14
de novembro de 2013 | N° 17614
L.F. VERISSIMO
Camus ou
Cami
Me
lembro do meu pai treinando seu francês para o discurso que faria em saudação
ao Albert Camus, que estava no Brasil e visitaria Porto Alegre. Era “Camus”,
com final “mus” como em “músculo”, ou “Cami”? Eu só sabia que era um francês
importante. Depois ele falou mal da sua visita. Nunca ficou claro o que lhe
desagradara tanto no Brasil. Seu desgosto foi com todo o país, não só com Porto
Alegre. O que pelo menos livrou a pronúncia do meu pai.
Antes
de ler qualquer coisa do Camus, eu já sabia da vida dele, instigado por aquela
sua visita à minha cidade quando eu tinha 13 anos. Sua infância na Argélia, sua
atuação na resistência durante a ocupação nazista da França, e – o que mais me
interessava – o fato de ele ter sido goleiro na juventude.
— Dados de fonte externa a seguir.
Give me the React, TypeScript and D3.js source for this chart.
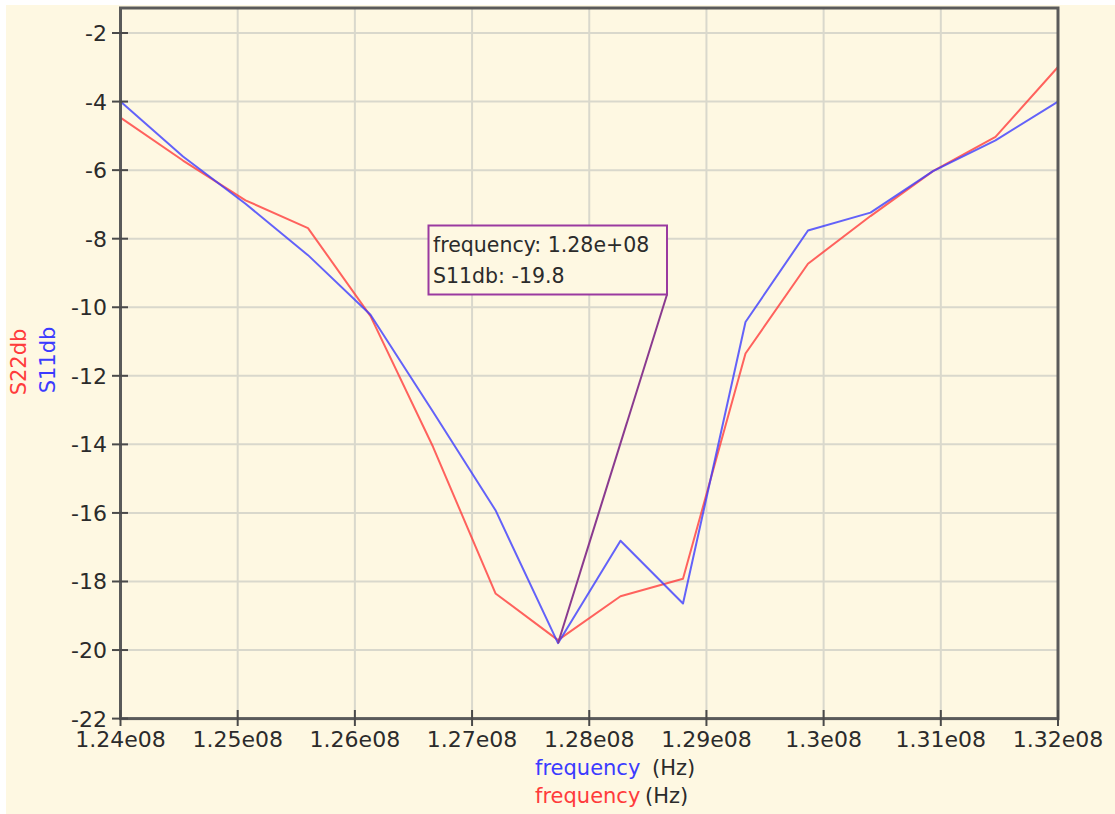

Mais tarde, quando
comecei a ler sua obra, me interessei pelo mito inteiro.
Sua
definição do absurdo da existência na figura de Sísifo, sua posição ambígua
diante da guerra de independência da Argélia, seus desentendimentos com Sartre,
seu prêmio Nobel (que Sartre também ganhou mas se recusou a receber) e sua
crescente reputação entre os intelectuais da época como alternativa para o
engajamento radical do Sartre, e entre as leitoras da época como a
personificação do escritor enquanto galã.
Este
ano comemora-se o centenário do nascimento de Camus, cujo nome e cuja
influência, acho eu, duraram mais do que as do Sartre. O dele ainda é um modelo
de engajamento a ser seguido. Numa entrevista publicada na Les Nouvelles
Litteraires, em 1951, ele qualifica a conclusão, representada no mito de Sísifo
e o eterno retorno da sua pedra, que a condição humana é um absurdo
inescapável.
Diz
Camus: “Nada realmente tem sentido? Nunca acreditei nisso. Enquanto escrevia O
Mito de Sísifo, eu já pensava no ensaio sobre a revolta que escreveria em
seguida”. O ensaio citado pelo autor é o livro O Homem Revoltado, uma receita
para que a vida faça sentido, na revolta contra a injustiça.